Supplied material:

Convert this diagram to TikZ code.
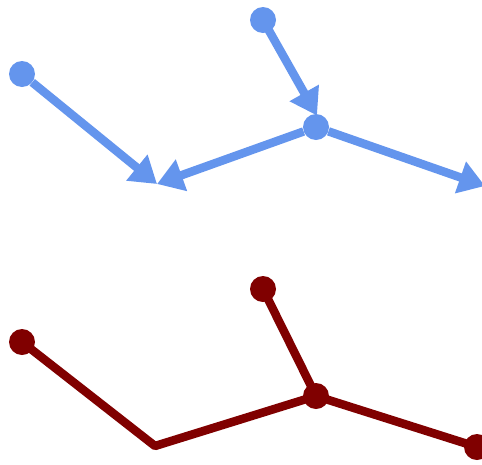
\documentclass[tikz,border=0pt]{standalone}
\usetikzlibrary{arrows.meta}
\definecolor{cblue}{RGB}{100,149,237}
\definecolor{dred}{RGB}{128,0,0}
\begin{document}
\begin{tikzpicture}[x=1pt,y=-1pt,
  bdot/.style={circle,fill=cblue,inner sep=0pt,minimum size=26pt},
  rdot/.style={circle,fill=dred,inner sep=0pt,minimum size=26pt},
  bline/.style={draw=cblue,line width=8.5pt,-{Triangle[length=26pt,width=32pt]}},
  rline/.style={draw=dred,line width=8.5pt,line join=round}]
\useasboundingbox (0,0) rectangle (482,464);
% blue
\node[bdot] (b1) at (22,74) {};
\node[bdot] (b2) at (263,20) {};
\node[bdot] (b3) at (316,127) {};
\coordinate (bt1) at (157,184);
\coordinate (bt2) at (485,186);
\draw[bline] (b1) -- (bt1);
\draw[bline] (b3) -- (bt1);
\draw[bline,shorten >=-2pt] (b2.center) -- (b3.north);
\draw[bline] (b3) -- (bt2);
% red
\node[rdot] (r1) at (22,342) {};
\node[rdot] (r2) at (263,289) {};
\node[rdot] (r3) at (316,396) {};
\node[rdot] (r4) at (477,447) {};
\coordinate (rc) at (155,446);
\draw[rline] (r1.center) -- (rc) -- (r3.center) -- (r4.center);
\draw[rline] (r2.center) -- (r3.center);
\end{tikzpicture}
\end{document}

The exercise: Repeat the material above in full and exactly, omitting the pictures.

Answer in full:
Convert this diagram to TikZ code.
\documentclass[tikz,border=0pt]{standalone}
\usetikzlibrary{arrows.meta}
\definecolor{cblue}{RGB}{100,149,237}
\definecolor{dred}{RGB}{128,0,0}
\begin{document}
\begin{tikzpicture}[x=1pt,y=-1pt,
  bdot/.style={circle,fill=cblue,inner sep=0pt,minimum size=26pt},
  rdot/.style={circle,fill=dred,inner sep=0pt,minimum size=26pt},
  bline/.style={draw=cblue,line width=8.5pt,-{Triangle[length=26pt,width=32pt]}},
  rline/.style={draw=dred,line width=8.5pt,line join=round}]
\useasboundingbox (0,0) rectangle (482,464);
% blue
\node[bdot] (b1) at (22,74) {};
\node[bdot] (b2) at (263,20) {};
\node[bdot] (b3) at (316,127) {};
\coordinate (bt1) at (157,184);
\coordinate (bt2) at (485,186);
\draw[bline] (b1) -- (bt1);
\draw[bline] (b3) -- (bt1);
\draw[bline,shorten >=-2pt] (b2.center) -- (b3.north);
\draw[bline] (b3) -- (bt2);
% red
\node[rdot] (r1) at (22,342) {};
\node[rdot] (r2) at (263,289) {};
\node[rdot] (r3) at (316,396) {};
\node[rdot] (r4) at (477,447) {};
\coordinate (rc) at (155,446);
\draw[rline] (r1.center) -- (rc) -- (r3.center) -- (r4.center);
\draw[rline] (r2.center) -- (r3.center);
\end{tikzpicture}
\end{document}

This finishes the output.